### Data section

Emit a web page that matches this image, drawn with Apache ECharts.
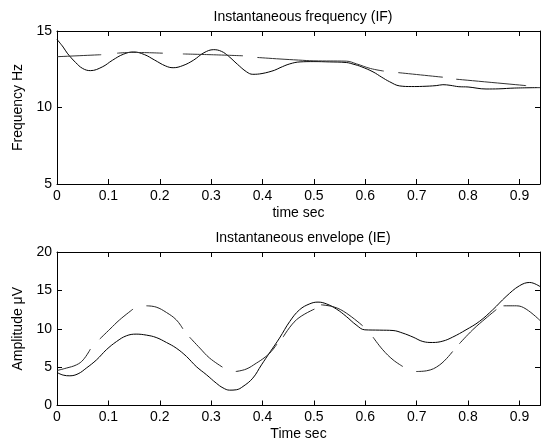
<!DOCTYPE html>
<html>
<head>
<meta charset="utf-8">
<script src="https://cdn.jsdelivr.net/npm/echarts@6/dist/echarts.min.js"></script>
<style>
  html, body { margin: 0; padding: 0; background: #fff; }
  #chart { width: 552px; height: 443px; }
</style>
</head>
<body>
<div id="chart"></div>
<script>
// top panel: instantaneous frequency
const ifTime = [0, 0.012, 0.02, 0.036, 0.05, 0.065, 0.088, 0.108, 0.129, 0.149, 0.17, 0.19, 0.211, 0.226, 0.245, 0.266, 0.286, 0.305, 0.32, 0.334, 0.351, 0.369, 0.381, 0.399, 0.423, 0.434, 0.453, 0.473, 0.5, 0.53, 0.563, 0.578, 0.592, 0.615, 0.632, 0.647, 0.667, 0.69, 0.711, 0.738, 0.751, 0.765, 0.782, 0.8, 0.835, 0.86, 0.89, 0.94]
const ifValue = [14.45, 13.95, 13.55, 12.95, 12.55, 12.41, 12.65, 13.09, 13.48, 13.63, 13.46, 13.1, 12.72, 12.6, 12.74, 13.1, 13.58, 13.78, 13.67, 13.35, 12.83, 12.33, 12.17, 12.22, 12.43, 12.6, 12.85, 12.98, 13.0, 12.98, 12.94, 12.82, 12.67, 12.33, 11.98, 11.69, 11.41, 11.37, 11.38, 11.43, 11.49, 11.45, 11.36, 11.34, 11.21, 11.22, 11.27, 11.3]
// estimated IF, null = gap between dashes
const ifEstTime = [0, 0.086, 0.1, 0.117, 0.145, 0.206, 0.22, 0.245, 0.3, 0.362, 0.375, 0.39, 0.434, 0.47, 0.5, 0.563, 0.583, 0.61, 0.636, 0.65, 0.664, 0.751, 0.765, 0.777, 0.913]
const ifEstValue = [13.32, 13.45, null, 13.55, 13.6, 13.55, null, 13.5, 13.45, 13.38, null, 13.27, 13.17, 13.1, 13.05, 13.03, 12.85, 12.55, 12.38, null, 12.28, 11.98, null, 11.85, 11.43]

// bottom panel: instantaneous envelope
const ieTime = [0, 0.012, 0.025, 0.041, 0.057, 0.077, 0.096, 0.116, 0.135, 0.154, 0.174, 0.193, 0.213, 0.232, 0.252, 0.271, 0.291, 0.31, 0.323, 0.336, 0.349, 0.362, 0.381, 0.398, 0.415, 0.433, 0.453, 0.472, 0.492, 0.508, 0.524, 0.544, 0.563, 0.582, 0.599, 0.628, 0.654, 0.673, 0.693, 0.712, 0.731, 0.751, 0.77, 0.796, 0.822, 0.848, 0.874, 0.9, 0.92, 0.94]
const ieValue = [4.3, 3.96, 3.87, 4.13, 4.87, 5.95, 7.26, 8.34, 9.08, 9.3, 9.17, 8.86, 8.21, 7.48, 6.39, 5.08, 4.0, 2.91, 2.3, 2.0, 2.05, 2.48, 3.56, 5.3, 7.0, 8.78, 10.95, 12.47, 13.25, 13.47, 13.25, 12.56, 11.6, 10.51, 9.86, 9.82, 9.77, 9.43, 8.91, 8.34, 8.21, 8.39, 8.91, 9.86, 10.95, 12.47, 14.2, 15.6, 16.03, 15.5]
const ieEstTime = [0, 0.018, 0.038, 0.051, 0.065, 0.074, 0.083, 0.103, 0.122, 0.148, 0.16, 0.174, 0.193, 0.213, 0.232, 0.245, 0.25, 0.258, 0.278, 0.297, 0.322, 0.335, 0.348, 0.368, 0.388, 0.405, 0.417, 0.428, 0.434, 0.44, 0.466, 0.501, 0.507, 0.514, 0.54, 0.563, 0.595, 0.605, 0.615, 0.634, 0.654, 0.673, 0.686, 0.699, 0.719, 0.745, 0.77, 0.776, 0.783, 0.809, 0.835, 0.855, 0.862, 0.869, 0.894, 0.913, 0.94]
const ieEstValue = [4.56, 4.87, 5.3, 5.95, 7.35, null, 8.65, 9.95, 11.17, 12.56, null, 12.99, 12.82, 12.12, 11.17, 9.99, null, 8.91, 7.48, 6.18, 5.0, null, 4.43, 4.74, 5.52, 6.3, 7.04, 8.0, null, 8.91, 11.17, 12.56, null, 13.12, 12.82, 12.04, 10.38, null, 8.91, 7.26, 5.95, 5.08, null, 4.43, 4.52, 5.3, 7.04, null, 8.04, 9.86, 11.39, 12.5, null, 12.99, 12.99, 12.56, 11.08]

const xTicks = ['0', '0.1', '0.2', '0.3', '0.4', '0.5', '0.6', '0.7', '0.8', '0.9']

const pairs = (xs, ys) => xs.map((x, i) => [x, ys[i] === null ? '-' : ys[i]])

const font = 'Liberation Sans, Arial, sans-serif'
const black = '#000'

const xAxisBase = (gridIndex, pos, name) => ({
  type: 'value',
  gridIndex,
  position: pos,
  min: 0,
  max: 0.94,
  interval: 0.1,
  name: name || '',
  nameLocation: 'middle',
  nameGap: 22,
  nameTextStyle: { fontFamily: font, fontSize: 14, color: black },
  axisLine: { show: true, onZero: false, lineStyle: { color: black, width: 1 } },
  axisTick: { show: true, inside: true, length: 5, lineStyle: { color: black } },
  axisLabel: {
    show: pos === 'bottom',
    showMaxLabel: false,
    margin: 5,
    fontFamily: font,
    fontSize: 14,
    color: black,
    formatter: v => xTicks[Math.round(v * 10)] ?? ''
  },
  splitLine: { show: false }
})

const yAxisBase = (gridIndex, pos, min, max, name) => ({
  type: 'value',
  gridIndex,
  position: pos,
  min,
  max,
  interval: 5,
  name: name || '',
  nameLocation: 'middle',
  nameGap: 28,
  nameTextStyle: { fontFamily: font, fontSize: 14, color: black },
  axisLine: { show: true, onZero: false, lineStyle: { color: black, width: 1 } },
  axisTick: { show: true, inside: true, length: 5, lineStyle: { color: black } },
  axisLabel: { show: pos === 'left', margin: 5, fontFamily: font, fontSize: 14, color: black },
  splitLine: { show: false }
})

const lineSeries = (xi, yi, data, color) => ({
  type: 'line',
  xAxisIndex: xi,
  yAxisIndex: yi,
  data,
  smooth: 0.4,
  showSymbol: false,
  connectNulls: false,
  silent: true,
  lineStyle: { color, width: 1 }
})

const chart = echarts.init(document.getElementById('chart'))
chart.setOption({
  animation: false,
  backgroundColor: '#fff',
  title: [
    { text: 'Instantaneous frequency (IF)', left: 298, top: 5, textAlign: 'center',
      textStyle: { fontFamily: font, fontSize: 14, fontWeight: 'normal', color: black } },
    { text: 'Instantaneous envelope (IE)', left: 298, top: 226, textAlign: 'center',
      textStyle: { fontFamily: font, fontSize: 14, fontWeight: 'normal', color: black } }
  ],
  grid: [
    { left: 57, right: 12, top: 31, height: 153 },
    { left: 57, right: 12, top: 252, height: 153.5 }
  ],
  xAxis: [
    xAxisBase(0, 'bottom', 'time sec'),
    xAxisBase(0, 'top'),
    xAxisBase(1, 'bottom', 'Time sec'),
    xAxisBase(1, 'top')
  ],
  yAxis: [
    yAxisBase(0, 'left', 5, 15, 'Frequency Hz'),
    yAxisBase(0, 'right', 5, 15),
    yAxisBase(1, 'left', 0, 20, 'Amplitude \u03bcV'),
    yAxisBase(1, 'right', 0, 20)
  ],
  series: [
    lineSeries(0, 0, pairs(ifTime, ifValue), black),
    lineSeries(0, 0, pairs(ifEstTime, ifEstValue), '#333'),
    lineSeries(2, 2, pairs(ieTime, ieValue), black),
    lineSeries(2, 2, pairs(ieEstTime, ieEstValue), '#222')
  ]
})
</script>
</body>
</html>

######

The request: Pictures stay out. Print the data exactly, from its first line through the line containing "null, 11.85, 11.43]".

Exercise response:
Emit a web page that matches this image, drawn with Apache ECharts.
<!DOCTYPE html>
<html>
<head>
<meta charset="utf-8">
<script src="https://cdn.jsdelivr.net/npm/echarts@6/dist/echarts.min.js"></script>
<style>
  html, body { margin: 0; padding: 0; background: #fff; }
  #chart { width: 552px; height: 443px; }
</style>
</head>
<body>
<div id="chart"></div>
<script>
// top panel: instantaneous frequency
const ifTime = [0, 0.012, 0.02, 0.036, 0.05, 0.065, 0.088, 0.108, 0.129, 0.149, 0.17, 0.19, 0.211, 0.226, 0.245, 0.266, 0.286, 0.305, 0.32, 0.334, 0.351, 0.369, 0.381, 0.399, 0.423, 0.434, 0.453, 0.473, 0.5, 0.53, 0.563, 0.578, 0.592, 0.615, 0.632, 0.647, 0.667, 0.69, 0.711, 0.738, 0.751, 0.765, 0.782, 0.8, 0.835, 0.86, 0.89, 0.94]
const ifValue = [14.45, 13.95, 13.55, 12.95, 12.55, 12.41, 12.65, 13.09, 13.48, 13.63, 13.46, 13.1, 12.72, 12.6, 12.74, 13.1, 13.58, 13.78, 13.67, 13.35, 12.83, 12.33, 12.17, 12.22, 12.43, 12.6, 12.85, 12.98, 13.0, 12.98, 12.94, 12.82, 12.67, 12.33, 11.98, 11.69, 11.41, 11.37, 11.38, 11.43, 11.49, 11.45, 11.36, 11.34, 11.21, 11.22, 11.27, 11.3]
// estimated IF, null = gap between dashes
const ifEstTime = [0, 0.086, 0.1, 0.117, 0.145, 0.206, 0.22, 0.245, 0.3, 0.362, 0.375, 0.39, 0.434, 0.47, 0.5, 0.563, 0.583, 0.61, 0.636, 0.65, 0.664, 0.751, 0.765, 0.777, 0.913]
const ifEstValue = [13.32, 13.45, null, 13.55, 13.6, 13.55, null, 13.5, 13.45, 13.38, null, 13.27, 13.17, 13.1, 13.05, 13.03, 12.85, 12.55, 12.38, null, 12.28, 11.98, null, 11.85, 11.43]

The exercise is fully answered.